Per the earlier laws, individual had to undergo an operation, which LGBT advocacy group ILGA-Europe called "outdated and oppressive practice that violates individuals' bodily integrity". The Greek Orthodox church opposed this bill. Before the voting, prime minster Alexis Tsipras told parliament, "No tradition, no religion, no perception of family requires citizens to remain on the margins or be pushed into institutional and social oblivion".

Metropolitan Nicholas of Phthiotis said, "They have brought blasphemy upon the human body. Today they tell us that God did not create man and woman [...] every man can easily become a woman, and every woman a man. It is a satanic deed." The Church's governing Holy Synod went on to say, "The proposed Bill provokes the feelings of society, undercuts the sacred institution of the family, defies customs and common sense, and, above all, destroys people." ((el)) Greek language: Το προτεινόμενο Νομοσχέδιο προκαλεί το αίσθημα της κοινωνίας, τορπιλίζει τον ιερό θεσμό της οικογένειας, έρχεται σε αντίθεση με τα χρηστά ήθη και την κοινή λογική και κυρίως καταστρέφει τον άνθρωπο.

Opposition party head Kyriakos Mitsotakis raised concerns about the minimum age being just fifteen years to change one's gender identity. Mitsotakis said, "For such a decision, maturity is required which only age can guarantee" and added, "It makes no sense to us that a fifteen-year-old, who is prohibited from consuming alcohol, is allowed to take such an important decision".

Greece is largely an orthodox country, and the church has been against the idea of gender-change.
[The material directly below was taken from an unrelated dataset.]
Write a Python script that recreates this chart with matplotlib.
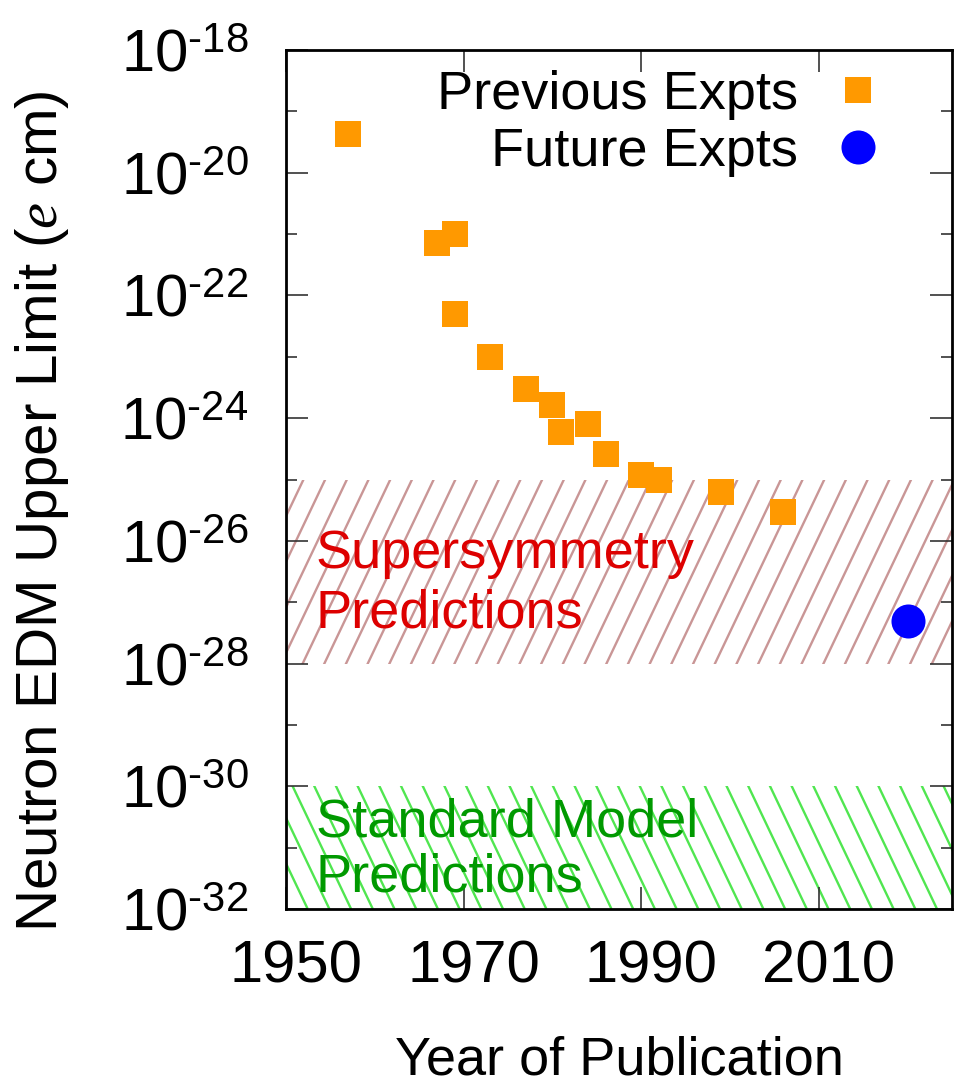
import matplotlib
matplotlib.use("Agg")
import matplotlib.pyplot as plt
import matplotlib.ticker as ticker
from matplotlib.transforms import ScaledTranslation
import numpy as np

plt.rcParams['font.family'] = ['Liberation Sans', 'DejaVu Sans']
plt.rcParams['mathtext.fontset'] = 'custom'
plt.rcParams['mathtext.rm'] = 'Liberation Sans'
plt.rcParams['mathtext.it'] = 'Liberation Serif:italic'

# neutron EDM upper limits (e cm) by year of publication
years_prev = [1957, 1967, 1969, 1969, 1973, 1977, 1980, 1981, 1984, 1986,
              1990, 1992, 1999, 2006]
edm_prev = [4.2e-20, 7.2e-22, 1.0e-21, 5.0e-23, 1.0e-23, 3.0e-24, 1.65e-24,
            6.0e-25, 8.1e-25, 2.6e-25, 1.2e-25, 9.9e-26, 6.3e-26, 2.9e-26]
years_future = [2020]
edm_future = [5.0e-28]

susy_band = (1e-28, 1e-25)
sm_band = (1e-32, 1e-30)

xticks = [1950, 1970, 1990, 2010]
major_exp = list(range(-32, -17, 2))
minor_exp = list(range(-31, -18, 2))

fig = plt.figure(figsize=(9.55, 10.84), dpi=100)
ax = fig.add_axes([0.2995, 0.1614, 0.6974, 0.7925])
ax.set_yscale('log')
ax.set_xlim(1950, 2025)
ax.set_ylim(1e-32, 1e-18)


def hatch_band(lo, hi, color, sign, phase):
    # slanted hatch lines drawn in pixel space and clipped to the band
    span = ax.axhspan(lo, hi, facecolor='none', edgecolor='none')
    W, H = 666.0, 859.0
    slope = 2.1
    step = 21.7
    run = H / slope
    for x0 in np.arange(-run - step + phase, W + step, step):
        if sign > 0:
            xs = [x0 / W, (x0 + run) / W]
        else:
            xs = [(x0 + run) / W, x0 / W]
        ln, = ax.plot(xs, [0, 1], transform=ax.transAxes, color=color,
                      lw=1.7, solid_capstyle='butt', zorder=1)
        ln.set_clip_path(span)


hatch_band(*susy_band, '#c99696', +1, 5)
hatch_band(*sm_band, '#50e650', -1, 0)

ax.plot(years_prev, edm_prev, 's', color='#ff9900', ms=18.7, mew=0,
        ls='none', label='Previous Expts', zorder=3)
ax.plot(years_future, edm_future, 'o', color='#0000ff', ms=24.5, mew=0,
        ls='none', label='Future Expts', zorder=3)

ax.text(0.045, 0.397, 'Supersymmetry', transform=ax.transAxes,
        color='#dd0000', fontsize=39, va='baseline', zorder=4)
ax.text(0.045, 0.328, 'Predictions', transform=ax.transAxes,
        color='#dd0000', fontsize=39, va='baseline', zorder=4)
ax.text(0.045, 0.084, 'Standard Model', transform=ax.transAxes,
        color='#009900', fontsize=39, va='baseline', zorder=4)
ax.text(0.045, 0.021, 'Predictions', transform=ax.transAxes,
        color='#009900', fontsize=39, va='baseline', zorder=4)

ax.set_xticks(xticks)
ax.set_xticklabels([str(y) for y in xticks])
ax.yaxis.set_major_locator(ticker.FixedLocator([10.0**e for e in major_exp]))
ax.yaxis.set_minor_locator(ticker.FixedLocator([10.0**e for e in minor_exp]))
ax.set_yticklabels([r'$10^{\text{%d}}$' % e for e in major_exp])
ax.yaxis.set_minor_formatter(ticker.NullFormatter())

ax.tick_params(which='both', direction='in', top=True, right=True,
               color='#333333', width=1.2)
ax.tick_params(which='major', length=16, labelsize=43)
ax.tick_params(which='minor', length=8)
ax.tick_params(axis='x', pad=22)
ax.tick_params(axis='y', pad=27)
for lbl in ax.get_xticklabels():
    lbl.set_transform(lbl.get_transform() +
                      ScaledTranslation(0.10, 0, fig.dpi_scale_trans))
for sp in ax.spines.values():
    sp.set_linewidth(2.0)

ax.set_xlabel('Year of Publication', fontsize=39)
ax.xaxis.set_label_coords(0.5, -0.147)
fig.text(0.044, 1 - 511 / 1084, r'Neutron EDM Upper Limit ($\mathit{e}$ cm)',
         rotation=90, ha='center', va='center', fontsize=42)

leg = ax.legend(loc='upper right', bbox_to_anchor=(0.8994, 0.977),
                markerfirst=False, frameon=False, fontsize=39,
                handlelength=1.0, handletextpad=0.6, borderpad=0,
                borderaxespad=0, labelspacing=0.13)
for t in leg.get_texts():
    t.set_ha('right')

fig.savefig('out.png', dpi=100)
In August, president Michelle Bachelet of the predominately Roman Catholic country of Chile signed a bill — which would then require approval from the two houses of congress — to grant LGBT citizens the right to same-sex marriage, and permit LGBT couples to adopt children.

Member of the Syriza party Nikos Xydakis said, "This is about human and civil rights[...] It is about humanity, solidarity and dignity. There are times when politicians have to be more progressive than society and I am delighted that Greece will now be among the most liberal EU countries on this issue." Other European countries to allow changing identified gender includes Ireland, Norway, Denmark, and Malta.